Joe Biden has been sworn in as the 46th US president, ending one of the most dramatic political transitions in American history.
“Democracy has prevailed,” he said after taking the oath of office from Chief Justice John Roberts.
Donald Trump, who has not formally conceded to Mr Biden, did not attend the ceremony.
Kamala Harris was sworn in as vice-president ahead of Mr Biden.
She is the first woman – and the first black and Asian-American person – to serve in a role, a heartbeat from the presidency.
The inauguration took place at the US Capitol. There is extra-tight security after the building was stormed by violent pro-Trump protesters in a deadly riot on 6 January.

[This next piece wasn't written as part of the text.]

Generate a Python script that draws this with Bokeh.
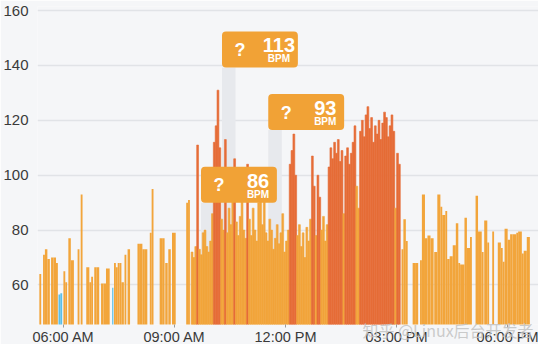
import pandas as pd
from bokeh.plotting import figure
from bokeh.models import ColumnDataSource, BoxAnnotation, Label, FixedTicker, Range1d
from bokeh.embed import file_html
from bokeh.resources import INLINE

DAY = "2016-05-10"

# ---------------- data ----------------
# separate samples: start, end, bpm, zone (0 = resting/blue, 1 = light, 2 = workout/dark)
sparse_start = ["05:21", "05:27", "05:30", "05:34", "05:40", "05:44", "05:48", "05:52", "05:55", "06:00",
                "06:03", "06:08", "06:12", "06:23", "06:28", "06:37", "06:42", "06:45", "06:50", "06:54",
                "07:01", "07:05", "07:09", "07:19", "07:22", "07:25", "07:28", "07:31", "07:34", "07:39",
                "07:44", "08:00", "08:04", "08:08", "08:12", "08:20", "08:23", "08:36", "08:40", "08:45",
                "08:50", "08:56", "09:19", "09:22",
                "15:08", "15:11", "15:15", "15:26", "15:30", "15:38", "15:41", "15:46", "15:50", "15:55",
                "16:01", "16:06", "16:11", "16:14", "16:19", "16:22", "16:26", "16:31", "16:36", "16:40",
                "16:43", "16:50", "16:54", "16:59", "17:08", "17:12", "17:18", "17:22", "17:27", "17:35",
                "17:44", "17:49", "17:52", "17:55", "18:00", "18:04", "18:08", "18:14", "18:17", "18:23",
                "18:26", "18:31"]
sparse_end = ["05:24", "05:30", "05:34", "05:38", "05:44", "05:48", "05:51", "05:55", "05:58", "06:03",
              "06:06", "06:12", "06:17", "06:26", "06:31", "06:42", "06:45", "06:48", "06:54", "06:58",
              "07:05", "07:09", "07:15", "07:21", "07:25", "07:28", "07:31", "07:34", "07:38", "07:42",
              "07:48", "08:04", "08:08", "08:12", "08:16", "08:23", "08:26", "08:40", "08:44", "08:49",
              "08:54", "09:02", "09:22", "09:25",
              "15:11", "15:15", "15:18", "15:30", "15:35", "15:41", "15:46", "15:50", "15:55", "16:00",
              "16:06", "16:11", "16:14", "16:19", "16:22", "16:26", "16:31", "16:36", "16:40", "16:43",
              "16:50", "16:54", "16:59", "17:02", "17:12", "17:18", "17:21", "17:27", "17:30", "17:38",
              "17:49", "17:52", "17:55", "18:00", "18:04", "18:08", "18:14", "18:17", "18:23", "18:26",
              "18:31", "18:36"]
sparse_bpm = [64, 71, 73, 69.5, 70, 70, 68, 56.5, 57, 65,
              61, 77, 69, 73, 93, 66.5, 61, 63, 66.5, 66.5,
              60.5, 60.5, 66, 59, 68, 66.5, 68, 68, 61, 71,
              73, 75, 75, 73, 73, 79, 95, 77, 77, 68,
              73, 79, 90, 91,
              73, 84, 76, 68, 68, 69, 93, 77, 78, 77,
              72, 93, 88.5, 85.5, 87, 69.5, 70.5, 74.5, 82.5, 68,
              67.5, 84.5, 73.5, 77.5, 92.5, 79.5, 72, 83.5, 75.5, 79.5,
              75.5, 73.5, 68.5, 80.5, 76.5, 78.5, 78.5, 79, 79.5, 71.5,
              72.5, 77.5]
sparse_zone = [1, 1, 1, 1, 1, 1, 1, 0, 0, 1,
               1, 1, 1, 1, 1, 1, 1, 1, 1, 1,
               1, 1, 1, 0, 1, 1, 1, 1, 1, 1,
               1, 1, 1, 1, 1, 1, 1, 1, 1, 1,
               1, 1, 1, 1,
               1, 1, 1, 1, 1, 1, 1, 1, 1, 1,
               1, 1, 1, 1, 1, 1, 1, 1, 1, 1,
               1, 1, 1, 1, 1, 1, 1, 1, 1, 1,
               1, 1, 1, 1, 1, 1, 1, 1, 1, 1,
               1, 1]

# continuous samples, one every 3 minutes from 09:27
dense_first = "09:27"
dense_step_min = 3
dense_bpm = [72, 70, 74, 111, 73, 71, 79, 80, 74, 72, 76, 86,
             112, 118, 131, 110, 84, 80, 113, 79, 88, 82, 91, 106,
             83, 78, 85, 96, 80, 77, 104,
             84, 78, 88, 80, 76, 90, 97, 82, 94, 79, 76, 84, 80, 73, 77, 82, 75, 79, 86, 72, 76, 80,
             104, 109, 115, 100,
             78, 82, 74, 79, 70, 81, 76, 84,
             107, 96, 78, 100, 92, 80, 85, 76, 82,
             103, 110, 106, 112, 108, 113, 105, 109, 86,
             107, 110, 104, 108, 112, 118, 96, 88,
             116, 120, 114, 122, 125, 117, 121, 112, 118, 115, 120, 113, 119, 123, 121, 114, 118, 122, 116,
             88, 108, 104]
dense_zone = [1, 1, 1, 2, 1, 1, 1, 1, 1, 1, 1, 1,
              2, 2, 2, 2, 1, 1, 2, 1, 1, 1, 1, 2,
              1, 1, 1, 1, 1, 1, 2,
              1, 1, 1, 1, 1, 1, 1, 1, 1, 1, 1, 1, 1, 1, 1, 1, 1, 1, 1, 1, 1, 1,
              2, 2, 2, 2,
              1, 1, 1, 1, 1, 1, 1, 1,
              2, 2, 1, 2, 2, 1, 1, 1, 1,
              2, 2, 2, 2, 2, 2, 2, 2, 1,
              2, 2, 2, 2, 2, 2, 1, 1,
              2, 2, 2, 2, 2, 2, 2, 2, 2, 2, 2, 2, 2, 2, 2, 2, 2, 2, 2,
              1, 2, 2]

# highlighted samples (callouts)
callout_time = ["09:43", "10:17", "11:32"]
callout_bpm = [86, 113, 93]

tick_times = ["06:00", "09:00", "12:00", "15:00", "18:00"]
tick_labels = ["06:00 AM", "09:00 AM", "12:00 PM", "03:00 PM", "06:00 PM"]
y_ticks = [60, 80, 100, 120, 140, 160]
watermark = "知乎 @Linux后台开发者"

# ---------------- layout / style ----------------
CALLOUT_TOP = [103.1, 152.4, 129.6]
CALLOUT_W_MIN = 123
CALLOUT_H = 13.1
BAND_W_MIN = 22
BASE = 40
WATERMARK_PAD = 20          # ideographic spaces pushing the centred watermark to the right
ZONE_COLORS = {0: "#5cbfe6", 1: "#f2a53b", 2: "#e66c37"}
BG = "#f5f6f8"
FONT = "Liberation Sans"

assert len(sparse_start) == len(sparse_end) == len(sparse_bpm) == len(sparse_zone)
assert len(dense_bpm) == len(dense_zone)

EPOCH = pd.Timestamp("1970-01-01")


def ms(t):
    return (pd.Timestamp(DAY + " " + t) - EPOCH).total_seconds() * 1000.0


MIN = 60000.0

sparse_src = ColumnDataSource(dict(
    left=[ms(t) for t in sparse_start],
    right=[ms(t) for t in sparse_end],
    top=sparse_bpm,
    color=[ZONE_COLORS[z] for z in sparse_zone],
))

d0 = ms(dense_first)
dense_left = [d0 + i * dense_step_min * MIN for i in range(len(dense_bpm))]
dense_src = ColumnDataSource(dict(
    left=dense_left,
    right=[x + dense_step_min * MIN for x in dense_left],
    top=dense_bpm,
    color=[ZONE_COLORS[z] for z in dense_zone],
))

p = figure(width=538, height=344, x_axis_type="datetime",
           x_range=Range1d(ms("05:18"), ms("18:50")),
           y_range=Range1d(45.6, 161.5),
           output_backend="svg", toolbar_location=None,
           min_border_left=28, min_border_right=0, min_border_top=6, min_border_bottom=0)

p.background_fill_color = BG
p.border_fill_color = BG
p.outline_line_color = None
p.xgrid.visible = False
p.ygrid.grid_line_color = "#e1e3e7"
p.ygrid.grid_line_width = 1.5

p.yaxis.ticker = FixedTicker(ticks=y_ticks)
p.yaxis.axis_line_color = None
p.yaxis.major_tick_line_color = None
p.yaxis.minor_tick_line_color = None
p.yaxis.major_label_text_font = FONT
p.yaxis.major_label_text_font_size = "15px"
p.yaxis.major_label_text_color = "#3a3a3a"
p.yaxis.major_label_standoff = 3

tick_ms = [ms(t) for t in tick_times]
xax = p.xaxis[0]
xax.ticker = FixedTicker(ticks=tick_ms)
xax.major_label_overrides = {t: lab for t, lab in zip(tick_ms, tick_labels)}
xax.axis_line_color = None
xax.major_tick_line_color = "#9a9a9a"
xax.major_tick_in = 0
xax.major_tick_out = 3
xax.minor_tick_line_color = None
xax.major_label_text_font = FONT
xax.major_label_text_font_size = "14.5px"
xax.major_label_text_color = "#3a3a3a"
xax.major_label_standoff = 1
# watermark sits over the time labels, bottom right
xax.axis_label = "\u3000" * WATERMARK_PAD + watermark
xax.axis_label_align = "center"
xax.axis_label_standoff = -30
xax.axis_label_text_font = "Noto Sans CJK SC"
xax.axis_label_text_font_size = "16px"
xax.axis_label_text_font_style = "normal"
xax.axis_label_text_color = "#c2c2c2"
xax.axis_label_text_alpha = 0.85

# gray selection bands behind callouts
for t, top in zip(callout_time, CALLOUT_TOP):
    left = ms(t)
    p.add_layout(BoxAnnotation(left=left, right=left + BAND_W_MIN * MIN, top=top - CALLOUT_H,
                               fill_color="#e7e9ed", fill_alpha=1.0, line_color=None, level="underlay"))

p.quad(left="left", right="right", top="top", bottom=BASE, source=dense_src,
       fill_color="color", line_color="color", line_width=0.6)
p.quad(left="left", right="right", top="top", bottom=BASE, source=sparse_src,
       fill_color="color", line_color=None)

# callouts
for t, bpm, top in zip(callout_time, callout_bpm, CALLOUT_TOP):
    left = ms(t)
    p.add_layout(BoxAnnotation(left=left, right=left + CALLOUT_W_MIN * MIN, top=top, bottom=top - CALLOUT_H,
                               fill_color="#f1a236", fill_alpha=1.0, line_color=None, border_radius=4))
    p.add_layout(Label(x=left, y=top, x_offset=18, y_offset=-18.5, text="?", text_align="center",
                       text_baseline="middle", text_color="white", text_font=FONT,
                       text_font_size="18px", text_font_style="bold"))
    p.add_layout(Label(x=left, y=top, x_offset=57, y_offset=-14, text=str(bpm), text_align="center",
                       text_baseline="middle", text_color="white", text_font=FONT,
                       text_font_size="20px", text_font_style="bold"))
    p.add_layout(Label(x=left, y=top, x_offset=57, y_offset=-27.5, text="BPM", text_align="center",
                       text_baseline="middle", text_color="white", text_font=FONT,
                       text_font_size="10px", text_font_style="bold"))

open("out.html", "w").write(file_html(p, INLINE))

In his inaugural address, Mr Biden said it was a day of “history and hope”.
“My whole soul is in putting America back together again,” he added.
Highlighting a message of unity after the turbulent Trump years, he promised to be a president “for all Americans” – including those who voted against him.
Among those who attended the ceremony were three of his predecessors: Barack Obama – under whom Mr Biden served for eight years as vice-president – Bill Clinton and George W Bush.
Former Vice-President Mike Pence also attended. He skipped Mr Trump’s farewell military salute event.
The inauguration ceremony included musical performances by Lady Gaga – who sang the national anthem – as well as Jennifer Lopez and Garth Brooks.
Earlier on Wednesday Mr Biden, 78, attended Mass at a cathedral in Washington – along with four Roman Catholic congressional leaders, both Democrats and Republicans.
Trump was the first president not to attend his successor’s inauguration since 1869.
He left the White House at about 08:00 (13:00 GMT) on Wednesday, and flew to the nearby Andrews Air Force base.
The 74-year-old then left for his Mar-a-Lago golf club in Florida, where he arrived later in the morning.